World Sleep Day: 'Sleep Economist' Available to Explain Why Insufficient Sleep Is Leading to Significant Costs to the UK Economy
March 13, 2020
On World Sleep Day (Friday 13th March 2020), Marco Hafner, a senior economist at RAND Europe and lead author of 'Why sleep matters — the economic costs of insufficient sleep', is available for media interviews to talk about the significant costs of insufficient sleep to the UK economy.
The report states that insufficient sleep among the UK working population is costing the economy up to £40 billion a year, which is 1.86 per cent of the country's GDP.
Lack of sleep among the UK working population leads to a higher mortality risk—13 per cent higher for those that sleep on average less than six hours compared to those that sleep on average seven to nine hours—and lower productivity levels at work—leading to a significant amount of lost working days owing to a lack of sleep among the working population. These factors combined impact the nation's economy.

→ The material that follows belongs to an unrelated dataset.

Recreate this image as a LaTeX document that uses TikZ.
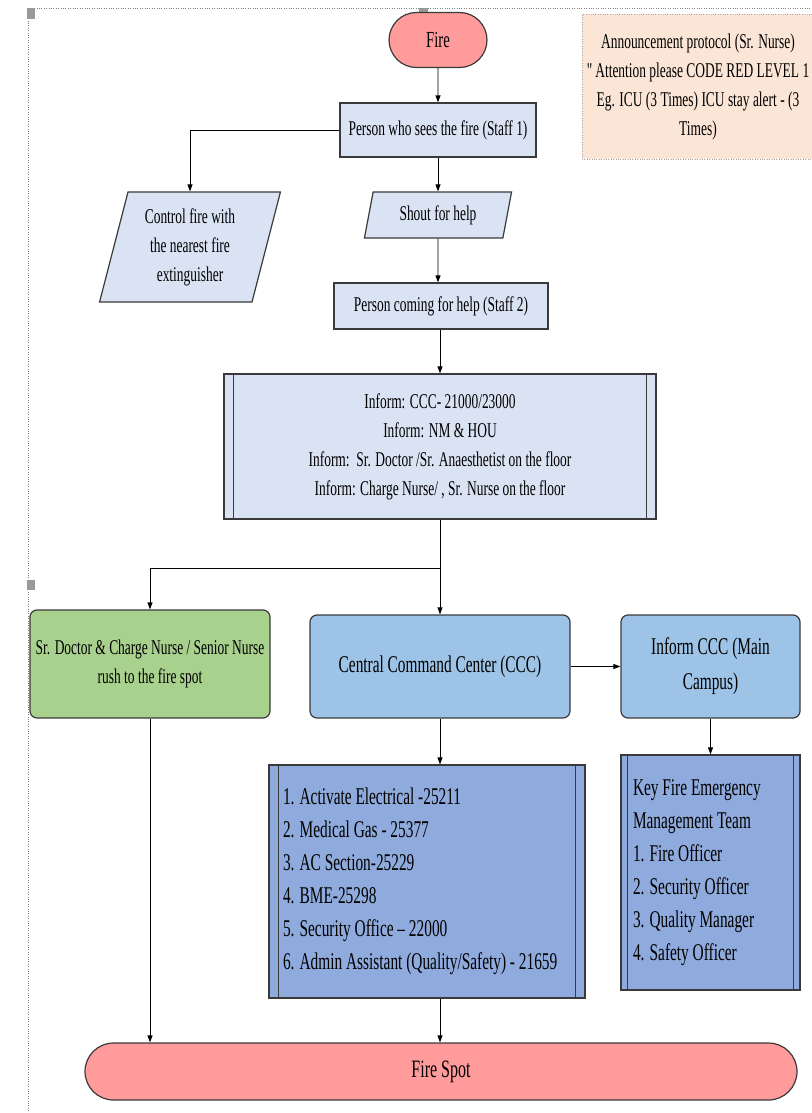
\documentclass[tikz,border=0pt]{standalone}
\usepackage{fontspec}
\setmainfont{Liberation Serif}[FakeStretch=0.64]
\usetikzlibrary{shapes.geometric,shapes.misc,arrows.meta}
\definecolor{firered}{HTML}{FF9B9B}
\definecolor{paleblue}{HTML}{DAE3F3}
\definecolor{peach}{HTML}{FBE5D6}
\definecolor{leafgreen}{HTML}{A9D18E}
\definecolor{skyblue}{HTML}{9DC3E6}
\definecolor{listblue}{HTML}{8FAADC}
\definecolor{edge}{HTML}{3A3A3A}
\begin{document}
\begin{tikzpicture}[x=1pt,y=-1pt,
    base/.style={draw=edge, line width=1.2pt, inner sep=0pt, align=center,
      font=\fontsize{21}{29}\selectfont},
    proc/.style={base, rectangle, fill=paleblue},
    io/.style={base, trapezium, trapezium left angle=75, trapezium right angle=105,
      trapezium stretches=true, fill=paleblue},
    term/.style={base, rounded rectangle, fill=firered},
    team/.style={base, rectangle, rounded corners=7pt},
    list/.style={base, rectangle, fill=listblue, align=flush left, inner xsep=14pt,
      font=\fontsize{24}{33}\selectfont},
    arr/.style={-{Triangle[length=7pt,width=5pt]}, line width=0.9pt, draw=black}]
  \useasboundingbox (0,0) rectangle (811,1113);

  % page frame and handles
  \draw[dotted, gray] (28,1113) -- (28,8) -- (811,8);
  \fill[gray!80] (27,8) rectangle (35,19);
  \fill[gray!80] (419,8) rectangle (428,15);
  \fill[gray!80] (27,580) rectangle (35,590);

  % announcement note
  \node[draw=gray!70, dotted, fill=peach, align=center, minimum width=232pt,
    minimum height=145pt, font=\fontsize{21}{29}\selectfont] (note) at (698,86.5)
    {Announcement protocol (Sr. Nurse)\\ \textquotedbl{}Attention please CODE RED LEVEL 1\\
     Eg. ICU (3 Times) ICU stay alert - (3\\ Times)};

  % first steps
  \node[term, minimum width=98pt, minimum height=55pt,
    font=\fontsize{23}{29}\selectfont] (fire) at (438,40) {Fire};
  \node[proc, minimum width=196pt, minimum height=54pt] (staff1) at (438,130)
    {Person who sees the fire (Staff 1)};
  \node[io, minimum width=181pt, minimum height=110pt] (ctrl) at (190,247)
    {Control fire with\\ the nearest fire\\ extinguisher};
  \node[io, minimum width=148pt, minimum height=46pt] (shout) at (438,215)
    {Shout for help};
  \node[proc, minimum width=214pt, minimum height=46pt] (staff2) at (441,306)
    {Person coming for help (Staff 2)};

  % informing
  \node[proc, minimum width=432pt, minimum height=145pt] (inform) at (440,446.5)
    {Inform: CCC- 21000/23000\\ Inform: NM \& HOU\\
     Inform:\ \ Sr. Doctor /Sr. Anaesthetist on the floor\\
     Inform: Charge Nurse/ , Sr. Nurse on the floor};
  \draw[edge, line width=1.2pt] ([xshift=10pt]inform.north west) -- ([xshift=10pt]inform.south west);
  \draw[edge, line width=1.2pt] ([xshift=-10pt]inform.north east) -- ([xshift=-10pt]inform.south east);
  \coordinate (split) at (440,568);

  % responders
  \node[team, fill=leafgreen, minimum width=240pt, minimum height=108pt] (doctor) at (150,664)
    {Sr. Doctor \& Charge Nurse / Senior Nurse\\ rush to the fire spot};
  \node[team, fill=skyblue, minimum width=260pt, minimum height=103pt,
    font=\fontsize{24}{35}\selectfont] (ccc) at (440,666.5) {Central Command Center (CCC)};
  \node[team, fill=skyblue, minimum width=179pt, minimum height=103pt,
    font=\fontsize{24}{35}\selectfont] (main) at (710.5,666.5) {Inform CCC (Main\\ Campus)};

  % call lists
  \node[list, text width=288pt, minimum height=233pt] (calls) at (427,881.5)
    {1. Activate Electrical -25211\\ 2. Medical Gas - 25377\\ 3. AC Section-25229\\
     4. BME-25298\\ 5. Security Office -- 22000\\ 6. Admin Assistant (Quality/Safety) - 21659};
  \draw[edge, line width=1.2pt] ([xshift=10pt]calls.north west) -- ([xshift=10pt]calls.south west);
  \draw[edge, line width=1.2pt] ([xshift=-10pt]calls.north east) -- ([xshift=-10pt]calls.south east);
  \node[list, inner xsep=12pt, text width=155pt, minimum height=235pt] (keyteam) at (710.5,872.5)
    {Key Fire Emergency\\ Management Team\\ 1. Fire Officer\\ 2. Security Officer\\
     3. Quality Manager\\ 4. Safety Officer};
  \draw[edge, line width=1.2pt] ([xshift=7pt]keyteam.north west) -- ([xshift=7pt]keyteam.south west);
  \draw[edge, line width=1.2pt] ([xshift=-7pt]keyteam.north east) -- ([xshift=-7pt]keyteam.south east);

  \node[term, minimum width=712pt, minimum height=57pt,
    font=\fontsize{25}{29}\selectfont] (spot) at (441,1071.5) {Fire Spot};

  % connectors
  \draw[arr] (fire) -- (staff1);
  \draw[arr] (staff1.west) -| (ctrl.north);
  \draw[arr] (staff1) -- (shout);
  \draw[arr] (shout) -- (staff2.north -| shout.south);
  \draw[arr] (staff2.south -| inform.north) -- (inform.north);
  \draw[line width=0.9pt] (inform.south) -- (split);
  \draw[arr] (split) -| (doctor.north);
  \draw[arr] (split) -- (ccc.north);
  \draw[arr] (ccc) -- (main);
  \draw[arr] (ccc.south) -- (calls.north -| ccc.south);
  \draw[arr] (main) -- (keyteam);
  \draw[arr] (doctor.south) -- (doctor.south |- spot.north);
  \draw[arr] (calls.south -| ccc.south) -- (ccc.south |- spot.north);
\end{tikzpicture}
\end{document}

RAND Europe's study was the first of its kind to quantify the economic losses due to lack of sleep among workers in five different countries—the US, UK, Canada, Germany, and Japan. The study used a large employer-employee dataset and data on sleep duration from the five countries to quantify the predicted economic effects from a lack of sleep among its workforce. In the UK, this included data from VitalityHealth's Britain's Healthiest Workplace study.
The report states that multiple factors are associated with shorter sleep. These include obesity, excessive alcohol and sugary drink consumption, smoking, lack of physical activity, mental health problems, long-term health conditions, stress at work, shift work/irregular working hours, financial concerns, and long commuting.